(BRUSSELS) – The EU Commission sent a proposal to Member States Monday for a temporary state aid framework to support Europe’s businesses in the context of the shocks the corona virus is causing to the economy.
The need now was for decisive action, said Commission executive vice-president Margrethe Vestager, and the EU had to act fast and in a coordinated manner: “EU State aid rules provide a toolbox for Member States to take swift and effective action. [ ] Our aim is to have the new Temporary Framework in place in the next few days,” she said.
The new Temporary Framework will enable Member States to (i) set up schemes direct grants (or tax advantages) up to 500,000 to a company, (ii) give subsidised State guarantees on bank loans, (iii) enable public and private loans with subsidised interest rates. Finally (iv), the new Temporary Framework will recognise the important role of the banking sector to deal with the economic effects of the COVID-19 outbreak, namely to channel aid to final customers, in particular small and medium-sized enterprises.

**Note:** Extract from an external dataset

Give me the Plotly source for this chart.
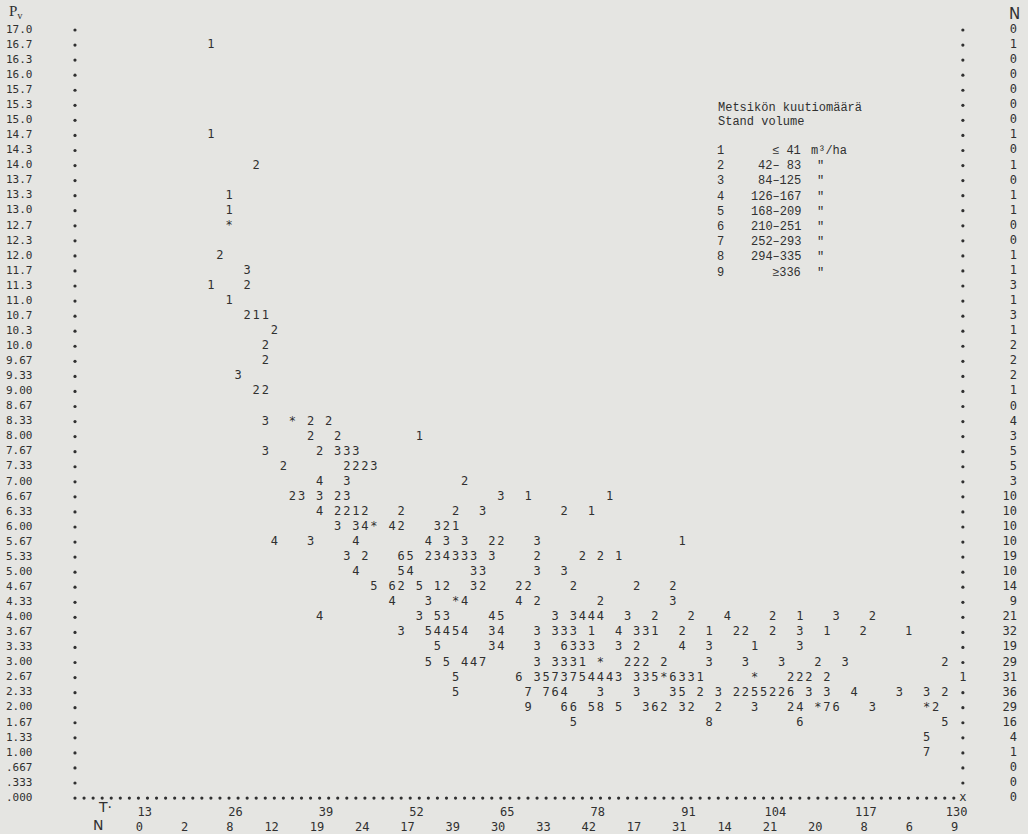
import plotly.graph_objects as go

# ---------------- data ----------------
pv_labels = ["17.0", "16.7", "16.3", "16.0", "15.7", "15.3", "15.0", "14.7", "14.3",
             "14.0", "13.7", "13.3", "13.0", "12.7", "12.3", "12.0", "11.7", "11.3",
             "11.0", "10.7", "10.3", "10.0", "9.67", "9.33", "9.00", "8.67", "8.33",
             "8.00", "7.67", "7.33", "7.00", "6.67", "6.33", "6.00", "5.67", "5.33",
             "5.00", "4.67", "4.33", "4.00", "3.67", "3.33", "3.00", "2.67", "2.33",
             "2.00", "1.67", "1.33", "1.00", ".667", ".333", ".000"]

# number of stands per Pv row (right margin)
row_n = [0, 1, 0, 0, 0, 0, 0, 1, 0, 1, 0, 1, 1, 0, 0, 1, 1, 3, 1, 3, 1, 2, 2, 2, 1, 0,
         4, 3, 5, 5, 3, 10, 10, 10, 10, 19, 10, 14, 9, 21, 32, 19, 29, 31, 36, 29, 16,
         4, 1, 0, 0, 0]

# T axis tick labels and counts per half interval (bottom margin)
t_ticks = [13, 26, 39, 52, 65, 78, 91, 104, 117, 130]
t_bin_n = [0, 2, 8, 12, 19, 24, 17, 39, 30, 33, 42, 17, 31, 14, 21, 20, 8, 6, 9]

# printed plot rows: (row label, [(print column, volume-class symbols), ...])
plot_rows = {
    "16.7": [(15, "1")],
    "14.7": [(15, "1")],
    "14.0": [(20, "2")],
    "13.3": [(17, "1")],
    "13.0": [(17, "1")],
    "12.7": [(17, "*")],
    "12.0": [(16, "2")],
    "11.7": [(19, "3")],
    "11.3": [(15, "1"), (19, "2")],
    "11.0": [(17, "1")],
    "10.7": [(19, "211")],
    "10.3": [(22, "2")],
    "10.0": [(21, "2")],
    "9.67": [(21, "2")],
    "9.33": [(18, "3")],
    "9.00": [(20, "22")],
    "8.33": [(21, "3"), (24, "*"), (26, "2"), (28, "2")],
    "8.00": [(26, "2"), (29, "2"), (38, "1")],
    "7.67": [(21, "3"), (27, "2"), (29, "333")],
    "7.33": [(23, "2"), (30, "2223")],
    "7.00": [(27, "4"), (30, "3"), (43, "2")],
    "6.67": [(24, "23"), (27, "3"), (29, "23"), (47, "3"), (50, "1"), (59, "1")],
    "6.33": [(27, "4"), (29, "2212"), (36, "2"), (42, "2"), (45, "3"), (54, "2"), (57, "1")],
    "6.00": [(29, "3"), (31, "34*"), (35, "42"), (40, "321")],
    "5.67": [(22, "4"), (26, "3"), (31, "4"), (39, "4"), (41, "3"), (43, "3"), (46, "22"),
             (51, "3"), (67, "1")],
    "5.33": [(30, "3"), (32, "2"), (36, "65"), (39, "234333"), (46, "3"), (51, "2"),
             (56, "2"), (58, "2"), (60, "1")],
    "5.00": [(31, "4"), (36, "54"), (44, "33"), (51, "3"), (54, "3")],
    "4.67": [(33, "5"), (35, "62"), (38, "5"), (40, "12"), (44, "32"), (49, "22"),
             (55, "2"), (62, "2"), (66, "2")],
    "4.33": [(35, "4"), (39, "3"), (42, "*4"), (49, "4"), (51, "2"), (58, "2"), (66, "3")],
    "4.00": [(27, "4"), (38, "3"), (40, "53"), (46, "45"), (53, "3"), (55, "3444"),
             (61, "3"), (64, "2"), (68, "2"), (72, "4"), (77, "2"), (80, "1"), (84, "3"),
             (88, "2")],
    "3.67": [(36, "3"), (39, "54454"), (46, "34"), (51, "3"), (53, "333"), (57, "1"),
             (60, "4"), (62, "331"), (67, "2"), (70, "1"), (73, "22"), (77, "2"),
             (80, "3"), (83, "1"), (87, "2"), (92, "1")],
    "3.33": [(40, "5"), (46, "34"), (51, "3"), (54, "6333"), (60, "3"), (62, "2"),
             (67, "4"), (70, "3"), (75, "1"), (80, "3")],
    "3.00": [(39, "5"), (41, "5"), (43, "447"), (51, "3"), (53, "3331"), (58, "*"),
             (61, "222"), (65, "2"), (70, "3"), (74, "3"), (78, "3"), (82, "2"),
             (85, "3"), (96, "2")],
    "2.67": [(42, "5"), (49, "6"), (51, "3573754443"), (62, "335*6331"), (75, "*"),
             (79, "222"), (83, "2"), (98, "1")],
    "2.33": [(42, "5"), (50, "7"), (52, "764"), (58, "3"), (62, "3"), (66, "35"),
             (69, "2"), (71, "3"), (73, "2255226"), (81, "3"), (83, "3"), (86, "4"),
             (91, "3"), (94, "3"), (96, "2")],
    "2.00": [(50, "9"), (54, "66"), (57, "58"), (60, "5"), (63, "362"), (67, "32"),
             (71, "2"), (75, "3"), (79, "24"), (82, "*76"), (88, "3"), (94, "*2")],
    "1.67": [(55, "5"), (70, "8"), (80, "6"), (96, "5")],
    "1.33": [(94, "5")],
    "1.00": [(94, "7")],
}

legend_title = ["Metsikön kuutiomäärä", "Stand volume"]
legend_class = ["1", "2", "3", "4", "5", "6", "7", "8", "9"]
legend_range = ["≤ 41", "42– 83", "84–125", "126–167", "168–209", "210–251",
                "252–293", "294–335", "≥336"]
legend_unit = ["m³/ha", '"', '"', '"', '"', '"', '"', '"', '"']

# ---------------- scales of the printed plot ----------------
T0, DT = 2.6, 1.3          # T value of print column 0 and per column
N_COLS = 98                # right frame column (T = 130)
W, H = 1028, 834
PX_PER_T = 9.06 / DT
X0_PX = 75.0               # pixel of column 0
Y17_PX = 30.0              # pixel of the 17.0 row
PX_PER_PV = 15.06 * 3

def col_T(c):
    return T0 + DT * c

def px_T(px):
    return T0 + (px - X0_PX) / PX_PER_T

def py_Pv(py):
    return 17.0 - (py - Y17_PX) / PX_PER_PV

pv_vals = [17.0 - i / 3.0 for i in range(len(pv_labels))]
pv_of = dict(zip(pv_labels, pv_vals))

INK = "rgb(48,48,48)"
PAPER = "rgb(229,229,226)"
MONO = "DejaVu Sans Mono"
FS = 12

fig = go.Figure()

# occupied cells (a symbol printed on the frame replaces the frame dot)
occupied = set()
for lab, segs in plot_rows.items():
    for c0, s in segs:
        for k in range(len(s)):
            occupied.add((lab, c0 + k))

# frame: left and right dotted columns, bottom dotted row
frame_x, frame_y = [], []
for lab, v in zip(pv_labels[:-1], pv_vals[:-1]):
    for c in (0, N_COLS):
        if (lab, c) not in occupied:
            frame_x.append(col_T(c))
            frame_y.append(v)
for c in range(0, N_COLS):
    frame_x.append(col_T(c))
    frame_y.append(pv_vals[-1])
fig.add_trace(go.Scatter(x=frame_x, y=frame_y, mode="markers",
                         marker=dict(size=3.2, color=INK), hoverinfo="skip"))
fig.add_trace(go.Scatter(x=[col_T(N_COLS)], y=[pv_vals[-1]], mode="text", text=["x"],
                         textfont=dict(family=MONO, size=FS, color=INK),
                         textposition="middle center", hoverinfo="skip"))

# data symbols
sx, sy, st = [], [], []
for lab, segs in plot_rows.items():
    for c0, s in segs:
        for k, ch in enumerate(s):
            sx.append(col_T(c0 + k))
            sy.append(pv_of[lab])
            st.append(ch)
fig.add_trace(go.Scatter(x=sx, y=sy, mode="text", text=st,
                         textfont=dict(family=MONO, size=FS, color=INK),
                         textposition="middle center", hoverinfo="skip"))

# left Pv labels
fig.add_trace(go.Scatter(x=[px_T(6)] * len(pv_labels), y=pv_vals, mode="text",
                         text=pv_labels, textposition="middle right",
                         textfont=dict(family=MONO, size=11, color=INK), hoverinfo="skip"))

# right N column
fig.add_trace(go.Scatter(x=[px_T(1017)] * len(row_n), y=pv_vals, mode="text",
                         text=[str(n) for n in row_n], textposition="middle left",
                         textfont=dict(family=MONO, size=FS, color=INK), hoverinfo="skip"))

# bottom T tick labels (right-justified on tick column)
t_row = pv_vals[-1] - 1 / 3
n_row = pv_vals[-1] - 2 / 3
fig.add_trace(go.Scatter(x=[t + DT / 2 for t in t_ticks], y=[t_row] * len(t_ticks),
                         mode="text", text=[str(t) for t in t_ticks],
                         textposition="middle left",
                         textfont=dict(family=MONO, size=FS, color=INK), hoverinfo="skip"))
bin_T = [13 + 6.5 * k - DT for k in range(len(t_bin_n))]
fig.add_trace(go.Scatter(x=[t + DT / 2 for t in bin_T], y=[n_row] * len(t_bin_n),
                         mode="text", text=[str(n) for n in t_bin_n],
                         textposition="middle left",
                         textfont=dict(family=MONO, size=FS, color=INK), hoverinfo="skip"))

# axis letters
def paper_note(px, py, text, family, size, anchor="left"):
    return dict(x=px / W, y=1 - py / H, xref="paper", yref="paper", text=text,
                showarrow=False, xanchor=anchor, yanchor="middle",
                font=dict(family=family, size=size, color=INK))

ann = [
    paper_note(7, 12, "P<sub>v</sub>", "Liberation Serif", 15),
    paper_note(1014, 14, "N", "DejaVu Sans", 15, "center"),
    paper_note(96, 807, "T·", "DejaVu Sans", 14, "left"),
    paper_note(98, 825, "N", "DejaVu Sans", 14, "center"),
]

# legend block (typewritten)
LEG = "Liberation Mono"
for i, t in enumerate(legend_title):
    ann.append(paper_note(716, 108 + 14 * i, t, LEG, 12))
for i, (c, r, u) in enumerate(zip(legend_class, legend_range, legend_unit)):
    yy = 151 + 15.2 * i
    ann.append(paper_note(720, yy, c, LEG, 12, "center"))
    ann.append(paper_note(803, yy, r, LEG, 12, "right"))
    ann.append(paper_note(809 if i == 0 else 815, yy, u, LEG, 12))

fig.update_layout(
    width=W, height=H, autosize=False,
    margin=dict(l=0, r=0, t=0, b=0, pad=0),
    paper_bgcolor=PAPER, plot_bgcolor=PAPER,
    showlegend=False,
    xaxis=dict(range=[px_T(0), px_T(W)], visible=False, fixedrange=True),
    yaxis=dict(range=[py_Pv(H), py_Pv(0)], visible=False, fixedrange=True),
    annotations=ann,
)

fig.write_html("out.html", config={"displayModeBar": False},
               post_script="document.body.style.margin='0';document.body.style.overflow='hidden';")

The Temporary Framework makes clear that such aid is direct aid to the banks’ customers, not to the banks themselves. It also gives guidance on how to minimise any undue residual aid to the banks in line with EU rules.
As an example, in order to minimise permanent layoffs and damage to the European aviation sector, the Commission says it is ready to work with Member States immediately to “find workable solutions that preserve this important part of our economy, using the full flexibility under State aid rules”.
For example, compensation would be able to be granted to airlines under Article 107(2)(b) TFEU for damages suffered due to the COVID-19 outbreak, even if they have received rescue aid in the last ten years. In other words, the one time last time principle does not apply.